Chez Loutcha is popular among toubabs, as is the all-but-obligatory excursion to the Ile de Gore off Dakar's southeastern coast. Presidents Clinton and George W. Bush both visited Gore on their travels through Africa, as though to confirm the island's importance as a dark symbol of the slave trade.
Gore is accessible by a ferry that leaves every few hours from Dakar's downtown harbor. We took the ferry on a warm, sunny afternoon for the half-hour ride to the island.
For all its tragic history, Gore seemed an unremarkable Mediterranean fishing port of tiled-roofed, pastel-hued houses. Down a narrow lane lined with red bougainvillea is the stark and barren House of Slaves, where abducted men, women, and children were imprisoned and parceled out like livestock to American and European buyers well into the 19th century. The horror of it all seemed to seep through the building's salmon-colored walls, despite a guide's overbearing commentary.
Before we left Dakar, the family with whom Alexa was living invited us to dinner at their modest, three-bedroom apartment. By then I had learned something about Senegalese etiquette. Eating with one's left hand, for example, is extremely rude.

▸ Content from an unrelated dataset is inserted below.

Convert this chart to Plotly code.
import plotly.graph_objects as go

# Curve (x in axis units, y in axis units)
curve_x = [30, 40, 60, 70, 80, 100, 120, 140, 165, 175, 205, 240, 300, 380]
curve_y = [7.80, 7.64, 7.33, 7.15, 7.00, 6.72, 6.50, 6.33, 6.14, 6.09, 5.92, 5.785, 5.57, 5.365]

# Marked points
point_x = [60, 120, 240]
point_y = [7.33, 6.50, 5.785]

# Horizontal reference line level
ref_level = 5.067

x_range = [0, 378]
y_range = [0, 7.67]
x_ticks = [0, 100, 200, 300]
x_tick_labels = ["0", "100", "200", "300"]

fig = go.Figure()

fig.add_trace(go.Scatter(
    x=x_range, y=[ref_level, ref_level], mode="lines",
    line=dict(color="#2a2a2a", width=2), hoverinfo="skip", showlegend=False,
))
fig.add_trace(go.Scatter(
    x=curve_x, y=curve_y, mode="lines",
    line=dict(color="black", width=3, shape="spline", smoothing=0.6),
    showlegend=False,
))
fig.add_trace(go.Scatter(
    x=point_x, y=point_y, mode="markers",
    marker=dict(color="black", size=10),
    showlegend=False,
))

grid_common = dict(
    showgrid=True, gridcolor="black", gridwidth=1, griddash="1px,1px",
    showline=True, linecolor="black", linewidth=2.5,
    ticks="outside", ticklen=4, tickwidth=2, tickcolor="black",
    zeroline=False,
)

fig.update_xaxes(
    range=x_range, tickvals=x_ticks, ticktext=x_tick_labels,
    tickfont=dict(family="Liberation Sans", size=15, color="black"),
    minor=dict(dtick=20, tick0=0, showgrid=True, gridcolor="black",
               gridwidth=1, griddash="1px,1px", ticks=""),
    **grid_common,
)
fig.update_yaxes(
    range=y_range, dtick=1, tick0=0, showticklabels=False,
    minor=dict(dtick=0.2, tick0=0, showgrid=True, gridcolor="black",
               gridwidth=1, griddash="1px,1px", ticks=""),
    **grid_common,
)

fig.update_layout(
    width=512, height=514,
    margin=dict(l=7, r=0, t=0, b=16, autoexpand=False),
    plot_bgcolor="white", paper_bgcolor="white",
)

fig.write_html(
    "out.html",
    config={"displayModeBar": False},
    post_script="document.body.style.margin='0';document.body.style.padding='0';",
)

Nar Diop, the big-hearted woman whom Alexa considered her second mom, had prepared a traditional meal: yassa chicken, served with rice and seasoned with onion, pepper, mustard, and vinegar. The food was placed on a big platter in the center of a plastic table. Nar's husband, Lamourdia, Susan, Alexa, and I helped ourselves, spooning the chicken and rice from the big platter into our mouths.
Nar ate apart from us, sitting on a stool in the kitchen, along with the couple's 14-year-old son and four daughters ranging in age from 10 to 22. The custom in their household dictates that men and women eat separately. Susan and Alexa were considered special guests.
As for me, I sat on my left hand and concentrated on making polite conversation with Lamourdia. I thought the evening went well.
''Dad, how could you?" Alexa scolded me later. ''You aren't supposed to talk while you eat."
Clearly, I had more to learn about Senegal.